- Genre: Game Show
- Country of origin: Canada
- Original language: English
- No. of seasons: 2
- No. of episodes: 28

Production
- Running time: 22 minutes
- Production companies: Pivotal Media Inc.; Nelvana;

Original release
- Network: YTV
- Release: March 15, 2012 – August 20, 2013

= Zoink'd =

Zoink'd was a children's television game show that started on March 15, 2012, and ended on August 20, 2013, appearing on Canadian cable channel YTV. The show was produced by Pivotal Media in association with Nelvana, both based in Toronto.

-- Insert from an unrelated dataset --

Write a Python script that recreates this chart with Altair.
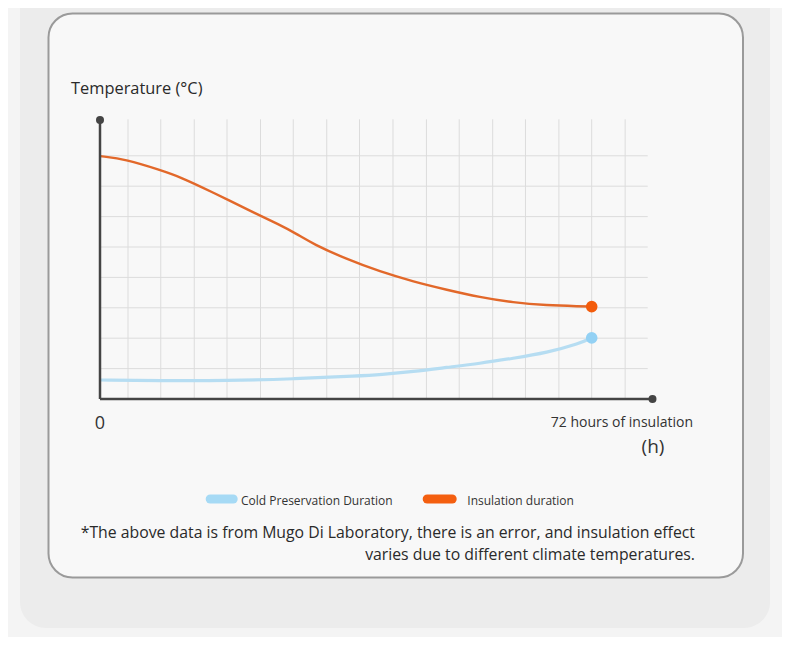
import altair as alt
import pandas as pd

# ---- data (arbitrary temperature units, 1 unit = 1 grid row)
hours_ins = [0, 3.9, 8.8, 11.7, 16.6, 21.5, 26.4, 28.8, 31.2, 36.1, 41.0, 45.9, 50.8, 55.6, 60.5, 65.4, 70.3, 72]
temp_ins = [7.99, 7.88, 7.53, 7.31, 6.79, 6.24, 5.72, 5.43, 5.10, 4.60, 4.19, 3.86, 3.59, 3.35, 3.17, 3.08, 3.05, 3.04]

hours_cold = [0, 8.8, 18.6, 28.3, 38.1, 41.0, 45.9, 50.8, 55.6, 60.5, 65.4, 70.3, 72]
temp_cold = [0.625, 0.60, 0.60, 0.66, 0.76, 0.80, 0.90, 1.04, 1.17, 1.34, 1.52, 1.83, 2.01]

grid_x = [4.1, 8.9, 13.8, 18.6, 23.5, 28.3, 33.2, 38.0, 42.9, 47.8, 52.6, 57.5, 62.3, 67.2, 72.0, 76.9]
grid_y = [1, 2, 3, 4, 5, 6, 7, 8]

series_names = ["Cold Preservation Duration", "Insulation duration"]
line_colors = ["#b6ddf2", "#e2682a"]
dot_colors = ["#93d1f4", "#f35c0c"]

x_end = 80.9
y_top = 9.18
grid_right = 80.2
grid_top = 9.2

FONT = "Open Sans"
TXT = "#2a2a2a"

xs = alt.Scale(domain=[0, 72], range=[92, 583.7], nice=False, zero=False)
ys = alt.Scale(domain=[0, 8], range=[391, 147.8], nice=False, zero=False)

one = pd.DataFrame({"a": [0]})

df_ins = pd.DataFrame({"t": hours_ins, "v": temp_ins})
df_cold = pd.DataFrame({"t": hours_cold, "v": temp_cold})
df_gx = pd.DataFrame({"gx": grid_x, "y0": 0.0, "y1": grid_top})
df_gy = pd.DataFrame({"gy": grid_y, "x0": 0.0, "x1": grid_right})

# background panels
outer = alt.Chart(one).mark_rect(fill="#ececec", cornerRadius=26).encode(
    x=alt.value(12), x2=alt.value(762), y=alt.value(-40), y2=alt.value(620))
card = alt.Chart(one).mark_rect(fill="#f8f8f8", stroke="#9a9a9a", strokeWidth=2, cornerRadius=24).encode(
    x=alt.value(40.5), x2=alt.value(735), y=alt.value(5.5), y2=alt.value(569.5))

# grid
vgrid = alt.Chart(df_gx).mark_rule(color="#dcdcdc", strokeWidth=1).encode(
    x=alt.X("gx:Q", scale=xs, axis=None),
    y=alt.Y("y0:Q", scale=ys, axis=None), y2="y1:Q")
hgrid = alt.Chart(df_gy).mark_rule(color="#dcdcdc", strokeWidth=1).encode(
    y=alt.Y("gy:Q", scale=ys, axis=None),
    x=alt.X("x0:Q", scale=xs, axis=None), x2="x1:Q")

# axes
df_axes = pd.DataFrame({"x0": [0.0, 0.0], "x1": [0.0, x_end], "y0": [0.0, 0.0], "y1": [y_top, 0.0]})
axes = alt.Chart(df_axes).mark_rule(color="#444444", strokeWidth=2.5).encode(
    x=alt.X("x0:Q", scale=xs, axis=None), x2="x1:Q",
    y=alt.Y("y0:Q", scale=ys, axis=None), y2="y1:Q")
df_axdots = pd.DataFrame({"x": [0.0, x_end], "y": [y_top, 0.0]})
axdots = alt.Chart(df_axdots).mark_point(filled=True, color="#444444", size=64, opacity=1).encode(
    x=alt.X("x:Q", scale=xs, axis=None), y=alt.Y("y:Q", scale=ys, axis=None))

# curves
cold_line = alt.Chart(df_cold).mark_line(color=line_colors[0], strokeWidth=3.2, interpolate="basis").encode(
    x=alt.X("t:Q", scale=xs, axis=None), y=alt.Y("v:Q", scale=ys, axis=None))
ins_line = alt.Chart(df_ins).mark_line(color=line_colors[1], strokeWidth=2.4, interpolate="basis").encode(
    x=alt.X("t:Q", scale=xs, axis=None), y=alt.Y("v:Q", scale=ys, axis=None))
cold_dot = alt.Chart(df_cold.tail(1)).mark_point(filled=True, color=dot_colors[0], size=135, opacity=1).encode(
    x=alt.X("t:Q", scale=xs, axis=None), y=alt.Y("v:Q", scale=ys, axis=None))
ins_dot = alt.Chart(df_ins.tail(1)).mark_point(filled=True, color=dot_colors[1], size=135, opacity=1).encode(
    x=alt.X("t:Q", scale=xs, axis=None), y=alt.Y("v:Q", scale=ys, axis=None))

def label(text, x, y, size, align="left", color=TXT, baseline="alphabetic"):
    return alt.Chart(one).mark_text(text=text, font=FONT, fontSize=size, align=align,
                                    baseline=baseline, color=color).encode(
        x=alt.value(x), y=alt.value(y))

texts = [
    label("Temperature (°C)", 63, 86, 16.4),
    label("0", 92, 421, 18, align="center", color="#333333"),
    label("72 hours of insulation", 685, 419, 14, align="right", color="#333333"),
    label("(h)", 645, 445, 19, align="center", color="#333333"),
    label(series_names[0], 233, 492.5, 12, baseline="middle", color="#333333"),
    label(series_names[1], 459.3, 492.5, 12, baseline="middle", color="#333333"),
    label("*The above data is from Mugo Di Laboratory, there is an error, and insulation effect",
          687, 530, 15.8, align="right"),
    label("varies due to different climate temperatures.", 687, 551.5, 15.8, align="right"),
]

leg_blue = alt.Chart(one).mark_rule(color="#a6daf5", strokeWidth=9, strokeCap="round").encode(
    x=alt.value(202.2), x2=alt.value(225.2), y=alt.value(491))
leg_orange = alt.Chart(one).mark_rule(color="#f45f10", strokeWidth=9, strokeCap="round").encode(
    x=alt.value(419.2), x2=alt.value(444.2), y=alt.value(491))

chart = alt.layer(
    outer, card, vgrid, hgrid, cold_line, ins_line, axes, axdots, cold_dot, ins_dot,
    leg_blue, leg_orange, *texts
).properties(
    width=774, height=629, padding=0,
    autosize=alt.AutoSizeParams(type="none"),
).configure(background="#f4f4f4").configure_view(strokeWidth=0)

chart.save("out.html", embed_options={"renderer": "svg", "actions": False})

It was hosted by Adam Christie, the show spotlighted the "weird and wacky" talent of adults, who were then rated by a panel of judges, made up of four children. Broadcast on Saturday evenings, the show targeted an audience which includes children and families.

== Summary ==
This talent show had kids as the judges and adults as the entertainers, each performer had one minute to entertain them, if one gets bored in 20 seconds, (s)he would pull the lever, extracting confetti, if another is bored, (s)he would pull the lever to extract more confetti, or sometimes balls, if one or more are extremely bored, they would pull the lever to extract goo, and then they would be eliminated, the winner at the end wins the title of 'Zoink Master' and $1000.